2.    Engaging Associates to Come Up With New Technologies

Cameron challenged his virtual-production supervisor Glenn Derry to come up with a virtual camera that could show him a low-resolution view of Pandora as he shot the performances.

The resulting swing camera (so called because its screen could swing to any angle to give Cameron greater freedom of movement) is another of Avatar‘s breakthrough technologies.  We won’t give more detail here, but this creation has future applications as it evolves that will probably create alternate realities right in the theatre.    

3.    Willing to Endure a High Degree of Risk Taking

Cameron is perhaps even more famous as the industry’s biggest risk-taker, which might have made him a lot of enemies if his risks hadn’t been so spectacularly rewarded in the past.

The director’s unquenchable thirst for authenticity and technological perfection required deep-sea exploratory filming, expensive scale models and pioneering computer graphics that ballooned Titanic’s budget to $200 million.
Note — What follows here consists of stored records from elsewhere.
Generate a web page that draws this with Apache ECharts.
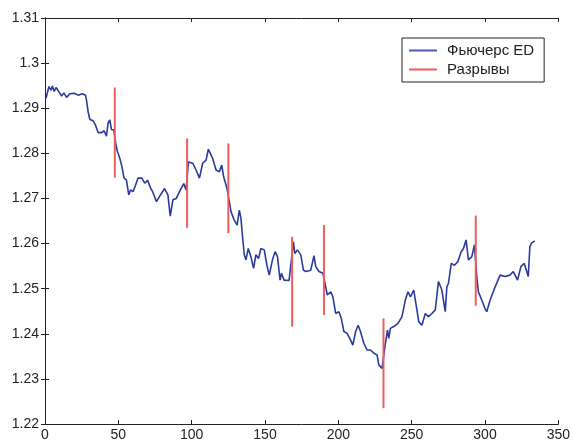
<!DOCTYPE html>
<html>
<head>
<meta charset="utf-8">
<script src="https://cdn.jsdelivr.net/npm/echarts@6/dist/echarts.min.js"></script>
<style>
  html, body { margin: 0; padding: 0; background: #fff; }
  #chart { width: 573px; height: 443px; }
</style>
</head>
<body>
<div id="chart"></div>
<script>
// Futures price series (time index, price)
const futX = [
  0.7, 1.8, 2.7, 4.1, 5.0, 6.3, 7.5, 8.6, 10.2, 11.3, 12.9, 14.7, 17.0, 19.9, 22.6, 25.4, 27.6, 28.3, 29.4, 30.6,
  32.8, 34.4, 36.2, 38.5, 40.3, 41.9, 43.0, 44.2, 45.3, 46.9,
  48.2, 49.4, 51.0, 52.5, 53.9, 55.5, 57.1, 58.4, 60.0, 61.6, 63.4, 66.0, 68.0, 70.0, 72.0, 73.4, 76.0, 78.0,
  81.5, 83.8, 85.4, 87.2, 89.5, 91.7, 94.6, 96.2,
  97.8, 100.8, 103.0, 105.3, 107.5, 109.8, 111.4, 114.3, 116.6, 118.9, 120.5, 121.8, 124.1,
  125.7, 126.8, 129.0, 131.0, 132.5, 133.6, 134.7, 135.9, 137.0, 138.6, 140.4, 142.2, 143.8, 145.6, 147.2,
  149.5, 151.3, 152.9, 155.1, 156.9, 158.5, 160.3, 161.2, 163.0, 166.4,
  169.4, 170.3, 172.1, 174.4, 176.2, 177.8, 181.2, 183.4, 184.6, 186.8, 189.5,
  191.4, 192.5, 194.8, 196.3, 198.2, 200.4, 202.0, 203.8, 206.0, 208.4, 209.9, 211.8, 213.5, 215.1, 217.4,
  219.6, 221.9, 224.2, 226.4, 227.6, 229.8,
  232.1, 233.5, 234.4, 235.5, 237.8, 240.7, 243.4, 245.7, 247.5, 249.3, 251.4, 253.6, 254.8, 257.0, 259.3,
  261.5, 263.8, 266.1, 268.3, 270.6, 272.9, 274.0, 275.1, 277.0, 279.2, 281.5, 283.8, 285.3, 287.1, 288.7,
  291.0, 292.8,
  294.4, 295.5, 297.8, 300.0, 301.2, 303.5, 306.9, 310.3, 313.7, 317.0, 319.3, 322.2, 324.5, 326.8, 329.5,
  330.6, 331.7, 334.0
];
const futY = [
  1.2922, 1.2937, 1.2948, 1.2940, 1.2949, 1.2937, 1.2946, 1.2949, 1.2933, 1.2927, 1.2934, 1.2924, 1.2932, 1.2933, 1.2929, 1.2932, 1.2929, 1.2918, 1.2892, 1.2875,
  1.2872, 1.2863, 1.2846, 1.2846, 1.2850, 1.2838, 1.2867, 1.2874, 1.2853, 1.2852,
  1.2822, 1.2804, 1.2789, 1.2770, 1.2745, 1.2741, 1.2708, 1.2719, 1.2715, 1.2728, 1.2745, 1.2745, 1.2734, 1.2740, 1.2723, 1.2715, 1.2693, 1.2704,
  1.2722, 1.2708, 1.2661, 1.2697, 1.2700, 1.2715, 1.2733, 1.2719,
  1.2781, 1.2778, 1.2763, 1.2745, 1.2778, 1.2785, 1.2809, 1.2789, 1.2763, 1.2759, 1.2774, 1.2748, 1.2722,
  1.2693, 1.2671, 1.2652, 1.2641, 1.2674, 1.2656, 1.2615, 1.2575, 1.2564, 1.2589, 1.2571, 1.2545, 1.2575, 1.2567, 1.2589,
  1.2586, 1.2552, 1.2530, 1.2564, 1.2582, 1.2571, 1.2519, 1.2534, 1.2519, 1.2518,
  1.2604, 1.2578, 1.2586, 1.2575, 1.2541, 1.2538, 1.2541, 1.2573, 1.2549, 1.2538, 1.2534,
  1.2504, 1.2486, 1.2493, 1.2482, 1.2445, 1.2449, 1.2434, 1.2405, 1.2401, 1.2386, 1.2375, 1.2405, 1.2419, 1.2405, 1.2379,
  1.2364, 1.2364, 1.2357, 1.2353, 1.2331, 1.2323,
  1.2379, 1.2408, 1.2390, 1.2412, 1.2416, 1.2423, 1.2438, 1.2475, 1.2493, 1.2482, 1.2497, 1.2453, 1.2427, 1.2419, 1.2445,
  1.2438, 1.2445, 1.2453, 1.2516, 1.2497, 1.2449, 1.2504, 1.2512, 1.2556, 1.2552, 1.2560, 1.2582, 1.2589, 1.2608, 1.2564,
  1.2571, 1.2597,
  1.2527, 1.2493, 1.2475, 1.2456, 1.2449, 1.2475, 1.2504, 1.2530, 1.2527, 1.2530, 1.2538, 1.2519, 1.2549, 1.2556, 1.2527,
  1.2593, 1.2601, 1.2606
];

// Gap markers: position, upper and lower ends
const gapX    = [47.6, 96.9, 125.0, 168.5, 190.2, 230.8, 293.7];
const gapTop  = [1.2946, 1.2833, 1.2822, 1.2615, 1.2641, 1.2434, 1.2662];
const gapBot  = [1.2746, 1.2635, 1.2623, 1.2416, 1.2442, 1.2235, 1.2462];

const xTicks = [0, 50, 100, 150, 200, 250, 300, 350];
const yTicks = [1.22, 1.23, 1.24, 1.25, 1.26, 1.27, 1.28, 1.29, 1.3, 1.31];

const seriesName = 'Фьючерс ED';
const gapName = 'Разрывы';

const BLUE = '#2a3b9e';
const RED = '#f25b5b';
const FONT = 'Liberation Sans, Arial, sans-serif';

const chart = echarts.init(document.getElementById('chart'), null, { renderer: 'canvas' });

const axisCommon = {
  type: 'value',
  axisLine: { show: true, lineStyle: { color: '#222', width: 1 } },
  axisTick: { show: true, inside: true, length: 4, lineStyle: { color: '#222' } },
  splitLine: { show: false }
};

const futData = futX.map((x, i) => [x, futY[i]]);

const gapSeries = gapX.map((x, i) => ({
  name: gapName,
  type: 'line',
  data: [[x, gapTop[i]], [x, gapBot[i]]],
  showSymbol: false,
  symbol: 'none',
  lineStyle: { color: RED, width: 2 },
  itemStyle: { color: RED },
  z: 5,
  animation: false
}));

chart.setOption({
  backgroundColor: '#fff',
  animation: false,
  grid: { left: 45, right: 13, top: 18, bottom: 19, containLabel: false },
  legend: {
    data: [
      { name: seriesName, icon: 'rect', itemStyle: { color: '#4a5cc0' } },
      { name: gapName, icon: 'rect', itemStyle: { color: RED } }
    ],
    orient: 'vertical',
    left: 402,
    top: 38,
    itemWidth: 28,
    itemHeight: 2,
    itemGap: 4,
    padding: [5, 10, 5, 7],
    borderColor: '#222',
    borderWidth: 1,
    backgroundColor: '#fff',
    textStyle: { fontFamily: FONT, fontSize: 15, color: '#222', padding: [0, 0, 0, 5] }
  },
  xAxis: [
    Object.assign({}, axisCommon, {
      position: 'bottom', min: xTicks[0], max: xTicks[xTicks.length - 1], interval: 50,
      axisLabel: { show: true, margin: 4, fontFamily: FONT, fontSize: 14, color: '#222' }
    }),
    Object.assign({}, axisCommon, {
      position: 'top', min: xTicks[0], max: xTicks[xTicks.length - 1], interval: 50,
      axisLabel: { show: false }
    })
  ],
  yAxis: [
    Object.assign({}, axisCommon, {
      position: 'left', min: yTicks[0], max: yTicks[yTicks.length - 1], interval: 0.01,
      axisLabel: {
        show: true, margin: 6, fontFamily: FONT, fontSize: 14, color: '#222',
        formatter: v => String(+v.toFixed(2))
      }
    }),
    Object.assign({}, axisCommon, {
      position: 'right', min: yTicks[0], max: yTicks[yTicks.length - 1], interval: 0.01,
      axisLabel: { show: false }
    })
  ],
  series: [
    {
      name: seriesName,
      type: 'line',
      data: futData,
      showSymbol: false,
      symbol: 'none',
      lineStyle: { color: BLUE, width: 1.6 },
      itemStyle: { color: BLUE },
      z: 3
    }
  ].concat(gapSeries)
});
</script>
</body>
</html>
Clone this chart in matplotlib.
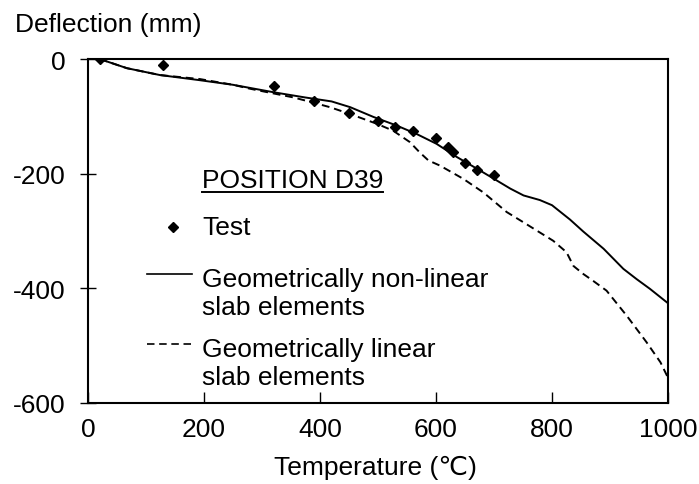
import matplotlib
matplotlib.use("Agg")
import matplotlib.pyplot as plt

plt.rcParams['font.family'] = ['Liberation Sans', 'DejaVu Sans']
plt.rcParams['axes.unicode_minus'] = False
fs = 19

# test measurements
test_temp = [20, 130, 320, 390, 450, 500, 530, 560, 600, 620, 630, 650, 670, 700]
test_defl = [0, -11, -47, -74, -94, -109, -118, -126, -138, -154, -163, -181, -193, -202]

# geometrically non-linear slab elements
nl_temp = [20, 67, 124, 193, 250, 320, 374, 420, 452, 492, 532, 567, 601, 636, 670,
           700, 728, 751, 779, 800, 831, 854, 889, 923, 946, 969, 1000]
nl_defl = [0, -16, -28, -37, -45, -58, -67, -74, -84, -101, -116, -131, -148, -171, -191,
           -209, -226, -238, -246, -255, -280, -301, -331, -366, -384, -401, -426]

# geometrically linear slab elements
lin_temp = [20, 67, 124, 193, 250, 280, 354, 388, 417, 452, 498, 526, 555, 572, 587, 607,
            647, 682, 722, 751, 802, 825, 837, 854, 871, 894, 929, 963, 987, 1000]
lin_defl = [0, -16, -28, -35, -45, -52, -67, -76, -84, -96, -113, -125, -145, -163, -177, -186,
            -209, -233, -267, -285, -317, -337, -361, -375, -387, -404, -448, -494, -529, -556]

fig = plt.figure(figsize=(6.99, 4.85), dpi=100)
ax = fig.add_axes([88/699, 81/485, 580/699, 344/485])

ax.plot(nl_temp, nl_defl, color='black', lw=1.4)
ax.plot(lin_temp, lin_defl, color='black', lw=1.4, dashes=(4, 2.5))
ax.plot(test_temp, test_defl, 'D', color='black', ms=5.5, ls='none')

ax.set_xlim(0, 1000)
ax.set_ylim(-600, 0)
ax.set_xticks([0, 200, 400, 600, 800, 1000])
ax.set_yticks([-600, -400, -200, 0])
ax.tick_params(axis='x', direction='in', length=8, width=1, pad=10, labelsize=fs)
ax.tick_params(axis='y', direction='inout', length=12, width=1, pad=10, labelsize=fs)
for s in ax.spines.values():
    s.set_linewidth(1.5)

fig.text(15/699, 1 - 31.7/485, 'Deflection (mm)', fontsize=fs, va='baseline', ha='left')
fig.text(375/699, 1 - 475/485, 'Temperature (\u2103)', fontsize=fs, va='baseline', ha='center')

# hand-made legend
tr = ax.transAxes
t = ax.text(0.1966, 0.628, 'POSITION D39', fontsize=fs, transform=tr, va='baseline')
fig.canvas.draw()
bb = t.get_window_extent().transformed(ax.transAxes.inverted())
ax.plot([0.1966, bb.x1], [0.613, 0.613], color='black', lw=1.4, transform=tr, clip_on=False)

ax.plot([0.1466], [0.5116], 'D', color='black', ms=5, transform=tr)
ax.text(0.1966, 0.491, 'Test', fontsize=fs, transform=tr, va='baseline')

ax.plot([0.1017, 0.1793], [0.375, 0.375], color='black', lw=1.2, transform=tr)
ax.text(0.1966, 0.340, 'Geometrically non-linear', fontsize=fs, transform=tr, va='baseline')
ax.text(0.1966, 0.259, 'slab elements', fontsize=fs, transform=tr, va='baseline')

ax.plot([0.1017, 0.1793], [0.1715, 0.1715], color='black', lw=1.2, dashes=(4.5, 2.8), transform=tr)
ax.text(0.1966, 0.1366, 'Geometrically linear', fontsize=fs, transform=tr, va='baseline')
ax.text(0.1966, 0.0552, 'slab elements', fontsize=fs, transform=tr, va='baseline')

plt.savefig('out.png', dpi=100)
This upped the ante for everyone involved and frightened the heck out of the studio bean counters, but the bet paid off—Titanic went on to make $1.8 billion and win 11 Academy Awards.

Or as a Hollywood insider described Cameron’s style of directing, “there’s a term in Hollywood for Cameron’s style of directing.  They call this ‘building the parachute on the way down.'”

Describing his drive, Cameron said, “You have to eat pressure for breakfast if you are going to do this job.” And then he added, “On the one hand, pressure is a good thing. It makes you think about what you’re doing and your audience. You’re not making a personal statement, like a novel. But you can’t make a movie for everybody—that’s the kiss of death. You have to make it for yourself.”

4.    Continuously Using an Active Imagination

 A unique hybrid of scientist, explorer, inventor and artist, Cameron has made testing the limits of what is possible part of his standard operating procedure. He dreams almost impossibly big, and then invents ways to bring those dreams into reality.

Sigourney Weaver, who plays botanist Grace Augustine, calls it “the most ambitious movie I’ve ever been in. Every single plant and creature has come out of this crazy person’s head. This is what Cameron’s inner 14-year-old wanted to see.”

5.    Not Afraid of Hard work and Intense Effort

But it turns out there is no magic formula that can supplant hard work and lots of trial and error. After Cameron complained about a problem with the photographic images, the technology company spent another year perfecting it.  This resulted in the remarkably realistic faces in the computer generated images.  Ultimately, these changes were enough to meet Cameron’s sky-high standards.

It would also be interesting to consider the differences between Edison’s innovative style and Cameron’s.  That analysis will probably show up in a later blog.